The nonprofit organization is a member of "America Supports You," a Defense Department program highlighting grassroots and corporate support for the nation's servicemembers and their families.
Wilson's example is "an inspiration" to all Americans, said Johnson. "As a mother and a soldier, she entered a combat zone, and, after sustaining a significant injury, she chose to return to the military because she understands the importance of keeping our country safe and secure," she said.
Johnson thanked Countrywide, primary sponsor of Serving Those Who Serve. The company also is sponsoring a program to rebuild 1,000 homes destroyed by Hurricane Katrina.
Rick Simon, a spokesman for Rebuilding Together, said the three previous projects completed by Serving Those Who Serve have been more invasive to servicemembers' homes because those troops were in wheelchairs. Changes to Wilson's house will focus on making life easier for Wilson and her 7-year-old daughter. Improvements include installing handrails throughout the home, re-arranging storage areas, landscaping, enhancing the lighting outside, replacing the doorknobs with lever handles, installing rocker wall switches and installing an upgraded security system.
Wilson said she had been worried about security since her husband, Charles, joined the Army and will be away for a long time.
Help from several companies and government groups made the project successful, and representatives from many of them were on hand, including John Ciresi of Countrywide, John Mills of the TW Perry building materials supply company, Justin Hayes from U.S. Sen. Barbara Mikulski's office, Laurie Atherholt from the Maryland Department of Veteran's Affairs, several members of the Maryland legislature, and radio personalities from the morning show at Baltimore radio station WIYY, "98 Rock." The radio station presented Wilson with a new home alarm system and two years of free service.
Ciresi, a Vietnam-era veteran, said at least 15 people from Countrywide gave up a day of work to help fix the house. Several volunteers spoke of their personal and family connections to the military.
"As I listen to the comments, I'm struck by the number of persons here who have personal relationships with the military, past and present, and that shows that the connection here is not an abstract one, but truly a personal one. And that is greatly appreciated," said Brig. Gen. William Waff, deputy commanding general of the 99th Regional Readiness Command of the Army Ready Reserve.

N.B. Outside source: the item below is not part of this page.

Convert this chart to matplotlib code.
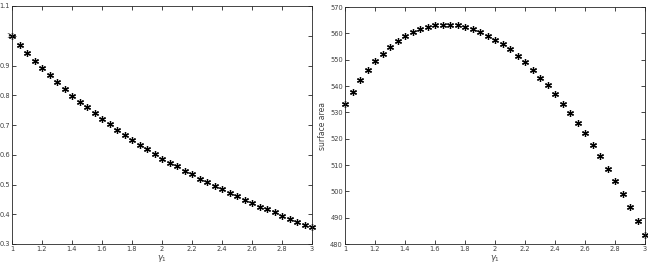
import numpy as np
import matplotlib
matplotlib.use("Agg")
import matplotlib.pyplot as plt

# gamma_1 sampled every 0.05 from 1 to 3
gamma1 = [1.0, 1.05, 1.1, 1.15, 1.2, 1.25, 1.3, 1.35, 1.4, 1.45,
          1.5, 1.55, 1.6, 1.65, 1.7, 1.75, 1.8, 1.85, 1.9, 1.95,
          2.0, 2.05, 2.1, 2.15, 2.2, 2.25, 2.3, 2.35, 2.4, 2.45,
          2.5, 2.55, 2.6, 2.65, 2.7, 2.75, 2.8, 2.85, 2.9, 2.95, 3.0]

# left panel (no y label)
left_vals = [1.000, 0.970, 0.943, 0.916, 0.890, 0.867, 0.843, 0.820, 0.799, 0.778,
             0.759, 0.739, 0.721, 0.702, 0.683, 0.666, 0.649, 0.634, 0.618, 0.602,
             0.587, 0.573, 0.561, 0.546, 0.535, 0.520, 0.508, 0.496, 0.484, 0.472,
             0.461, 0.448, 0.438, 0.426, 0.416, 0.406, 0.394, 0.384, 0.375, 0.365, 0.356]

# right panel: surface area
area_vals = [533.0, 537.8, 542.2, 546.0, 549.4, 552.2, 554.8, 557.1, 559.0, 560.5,
             561.8, 562.5, 563.0, 563.2, 563.2, 563.2, 562.5, 561.7, 560.5, 559.1,
             557.6, 555.8, 553.9, 551.5, 549.1, 546.2, 543.1, 540.4, 536.9, 533.2,
             529.8, 525.9, 522.0, 517.7, 513.4, 508.6, 503.9, 498.9, 494.0, 488.9, 483.3]

left_yticks = [0.3, 0.4, 0.5, 0.6, 0.7, 0.8, 0.9, 1.0, 1.1]
left_yticklabels = ["0.3", "0.4", "0.5", "0.6", "0.7", "0.8", "0.9", "1", "1.1"]
right_yticks = [480, 490, 500, 510, 520, 530, 540, 550, 560, 570]
xticks = [1, 1.2, 1.4, 1.6, 1.8, 2, 2.2, 2.4, 2.6, 2.8, 3]
xticklabels = ["1", "1.2", "1.4", "1.6", "1.8", "2", "2.2", "2.4", "2.6", "2.8", "3"]

fig = plt.figure(figsize=(6.48, 2.66), dpi=100)
ax1 = fig.add_axes([12/648, 22/266, 300/648, 238/266])
ax2 = fig.add_axes([345/648, 22/266, 300/648, 237/266])

gray = "#262626"
txt = "#404040"
star = (6, 2, 0)  # matlab-like asterisk

def style(ax):
    ax.set_xlim(1, 3)
    ax.set_xticks(xticks)
    ax.set_xticklabels(xticklabels)
    ax.tick_params(direction="in", top=True, right=True, length=3, width=0.6,
                   labelsize=4.8, colors=gray, labelcolor=txt, pad=1.5)
    for s in ax.spines.values():
        s.set_linewidth(0.6)
        s.set_color(gray)
    ax.set_xlabel(r"$\gamma_1$", fontsize=6, color=txt, labelpad=1)

ax1.plot(gamma1, left_vals, linestyle="none", marker=star, color="black",
         markersize=5, markeredgewidth=0.9, clip_on=False)
style(ax1)
ax1.set_ylim(0.3, 1.1)
ax1.set_yticks(left_yticks)
ax1.set_yticklabels(left_yticklabels)

ax2.plot(gamma1, area_vals, linestyle="none", marker=star, color="black",
         markersize=5, markeredgewidth=0.9, clip_on=False)
style(ax2)
ax2.set_ylim(480, 570)
ax2.set_yticks(right_yticks)
ax2.set_ylabel("surface area", fontsize=5.5, color=txt, labelpad=2)

fig.savefig("out.png", dpi=100)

He joked that it is sometimes difficult to honor soldiers like Wilson, a senior noncommissioned officer who shuns the spotlight. Then he turned to her and said, "Sergeant Wilson, you have honored the country at least three times: once by your initial enlistment into the Army, second, by your service in Iraq and being awarded the Purple Heart and the Combat Action Badge, and then by re-enlisting on April 6. ... We thank you for your service to the Army and the nation."